I’ve linked to Balashon, the “Hebrew Language Detective,” any number of times, since the detailed etymological investigations there are meat and drink to me, and I’m happy to report it’s reached its 500th post. I am also happy to report that thanks to readers clicking on Google and Amazon ads and links, “that small amount of income has allowed me to reinvest in resources”:
Just recently with that revenue, I was able to purchase a book I was interested in for a very long time, Michael Sokoloff’s A Dictionary of Jewish Babylonian Aramaic. This book, which was published in 2002, is a fantastic resource for researching Aramaic words from the Babylonian Talmud (of which many influenced later Hebrew words) and has in-depth etymologies as well. For today’s post, I thought I’d look at the methodology of Sokoloff, as well as a number of his predecessors, and hopefully you’ll get some insight into how I do the research for Balashon. The word I’m looking at is alunka אלונקה – “stretcher, litter”.
The post is long and full of images of dictionary pages; it’s the kind of thing I used to enjoy in Polyglot Vegetarian back when MMcM was still updating it.
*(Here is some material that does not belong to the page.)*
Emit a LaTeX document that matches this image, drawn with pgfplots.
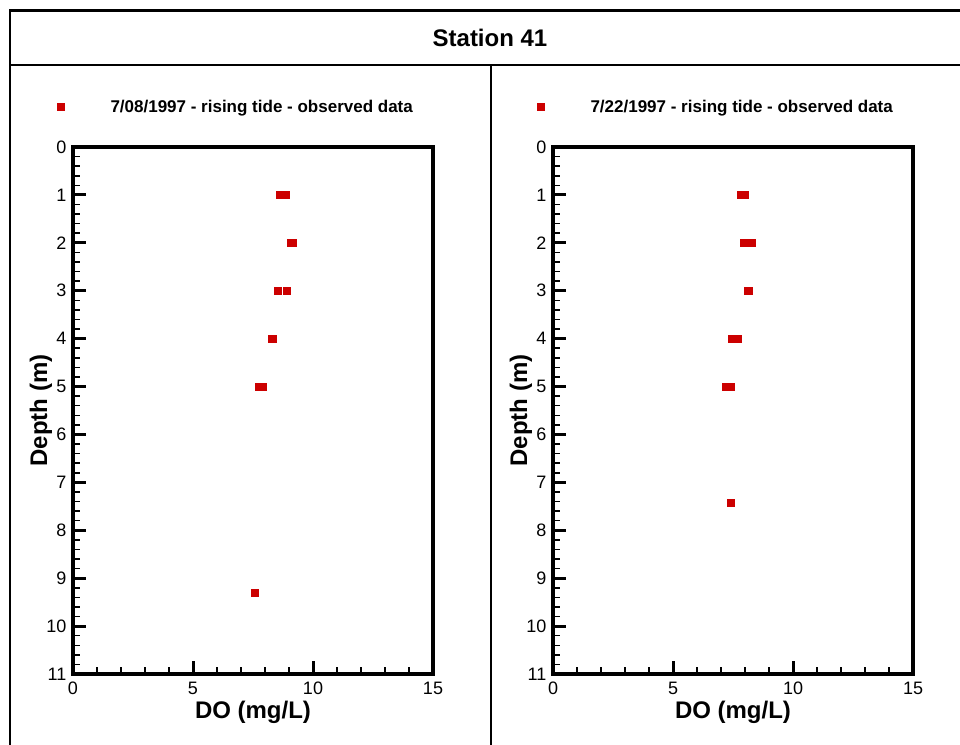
\documentclass[border=0pt]{standalone}
\usepackage{fontspec}
\setmainfont{Liberation Sans}
\usepackage{pgfplots}
\pgfplotsset{compat=1.18}

\definecolor{obsred}{RGB}{204,0,0}

% observed DO profiles: DO (mg/L), depth (m)
\pgfplotstableread{
do    depth
8.60  1.00
8.85  1.00
9.06  2.00
9.15  2.00
8.52  3.00
8.90  3.00
8.27  4.00
8.31  4.00
7.73  5.00
7.90  5.00
7.56  9.30
}\juleight

\pgfplotstableread{
do    depth
7.81  1.00
7.98  1.00
7.94  2.00
8.27  2.00
8.10  3.00
8.15  3.00
7.44  4.00
7.69  4.00
7.19  5.00
7.40  5.00
7.40  7.42
}\jultwentytwo

\pgfplotsset{
  profile/.style={
    scale only axis, width=360pt, height=527pt,
    xmin=0, xmax=15, ymin=0, ymax=11, y dir=reverse,
    xtick={0,5,10,15}, ytick={0,1,...,11},
    minor x tick num=4, minor y tick num=4,
    xtick pos=left, ytick pos=left,
    tick align=inside,
    major tick length=13pt, minor tick length=7pt,
    every tick/.style={black},
    major tick style={line width=3pt},
    minor tick style={line width=1.5pt},
    axis line style={line width=3.5pt, line join=miter},
    /pgf/number format/assume math mode=true,
    tick label style={font=\fontsize{18}{20}\selectfont},
    xticklabel style={anchor=north, inner sep=0pt, yshift=-8pt},
    yticklabel style={anchor=east, inner sep=0pt, xshift=-6.5pt},
    xlabel={DO (mg/L)}, ylabel={Depth (m)},
    label style={font=\bfseries\fontsize{24}{26}\selectfont},
    xlabel style={at={(axis description cs:0.5,-0.072)}, anchor=center},
    ylabel style={at={(axis description cs:-0.089,0.5)}, anchor=center},
    legend style={at={(axis description cs:-0.0444,1.076)}, anchor=west,
      draw=none, fill=none, inner sep=0pt,
      font=\bfseries\fontsize{17}{19}\selectfont},
    legend image code/.code={%
      \draw[##1] plot coordinates {(0pt,0pt)};
      \path[draw=none, fill=none] (0pt,0pt) -- (48pt,0pt);},
  },
  obs/.style={only marks, mark=square*, mark size=3.3pt,
    mark options={fill=obsred, draw=obsred, line width=0.4pt}},
}

\begin{document}
\begin{tikzpicture}[x=1pt, y=1pt]
  \clip (0pt,0pt) rectangle (960pt,-744pt);
  \useasboundingbox (0pt,0pt) rectangle (960pt,-744pt);

  % outer frame, title strip and panel divider
  \draw[line width=2.7pt] (10pt,-800pt) -- (10pt,-10.5pt) -- (1000pt,-10.5pt);
  \draw[line width=2.5pt] (10pt,-65pt) -- (1000pt,-65pt);
  \draw[line width=2pt] (491pt,-65pt) -- (491pt,-800pt);
  \node[font=\bfseries\fontsize{24}{26}\selectfont] at (490pt,-38pt) {Station 41};

  \begin{axis}[profile, at={(253pt,-410.5pt)}, anchor=center]
    \addplot[obs] table[x=do, y=depth] {\juleight};
    \addlegendentry{7/08/1997 - rising tide - observed data}
  \end{axis}

  \begin{axis}[profile, at={(733pt,-410.5pt)}, anchor=center]
    \addplot[obs] table[x=do, y=depth] {\jultwentytwo};
    \addlegendentry{7/22/1997 - rising tide - observed data}
  \end{axis}
\end{tikzpicture}
\end{document}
I’ll let you follow its winding path and enjoy the weighing of the various etymological suggestions; I’ll just quote this bit near the end:
But what Sokoloff provides, which none of the books I’ve quoted until now did – is the sources for the etymologies! That’s so important, and yet until I acquired his book, I had no idea how much it was missing. I’m sure Klein, Steinsaltz and the others did research and had reasons for their theories. But without documentation, it all just seems like speculation.
Congratulations to Balashon and its dedicated creator, David Curwin, to whom I wish many more years of life, happiness, and blogging.